Summoning her maid to bring her the sack, Judith holds up high the “hated head of the heathen warrior, / Holofernes, wholly life-bereft” (Lines 184-185). She delivers an inspirational message to encourage the city to rise up. She tells the Israelites to prepare for battle, that the Assyrians are vulnerable now without their leader: “Your foes are all / Doomed to the death” (Lines 200-01).

In Part 4, the morning of the battle dawns. When the Israelites’ surprise attack commences, the Assyrians are confused, “the slaughter-fated men from sleep awakened” (Line 252). The guards posted outside Holofernes’s tent hesitate to bother the general, fearing his wrath should they interfere with his time with the “virtuous virgin” (Line 261). Meanwhile, the Israelites “f[i]ght remorselessly” (Line 268). Finally, a soldier sees the battle going badly and agrees to disturb the general. He finds the headless corpse of their general “in frightful state lying” (Line 284). Word spreads quickly of the general’s assassination. The Israelites, emboldened by the inspirational leadership of Judith, charge the Assyrians, who have “scattered in flight” (Line 298).

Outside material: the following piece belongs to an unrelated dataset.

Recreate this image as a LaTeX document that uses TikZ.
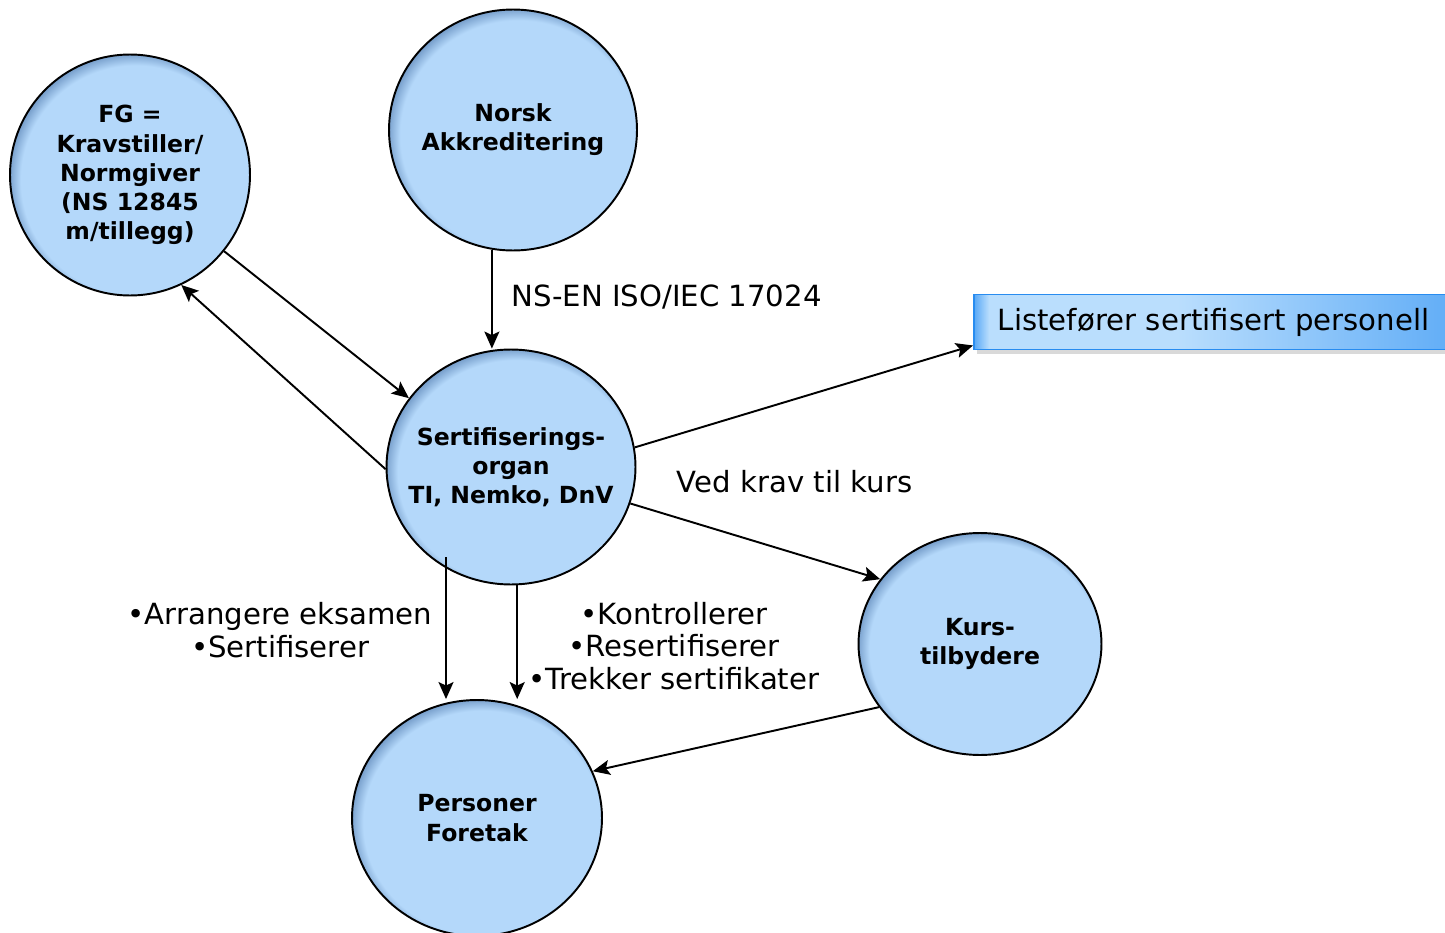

Part 5 records how the Israelites pursue the terrified Assyrians and slaughter them. Their armor dripping with blood, “they [hew] with their swords / [Shear] through the shield-wall” (Lines 311-12). The invaders are soundly defeated, “put to sleep by the sword” (Line 330).

In Part 6, the army, led now by the “clever” (Line 343) Judith, returns triumphant to the besieged city. Judith is presented with the spoils of the victory, decorated with gems and even gifted the armor and sword of Holofernes himself, a sign of ultimate military respect.

Part 7, however, records how the humble Judith, grateful for her success, offers her thanks and “praise to God” (Line 357) for His mercy and power in liberating the city. She looks ahead to her awaited paradise, the true prize in the kingdom of Heaven.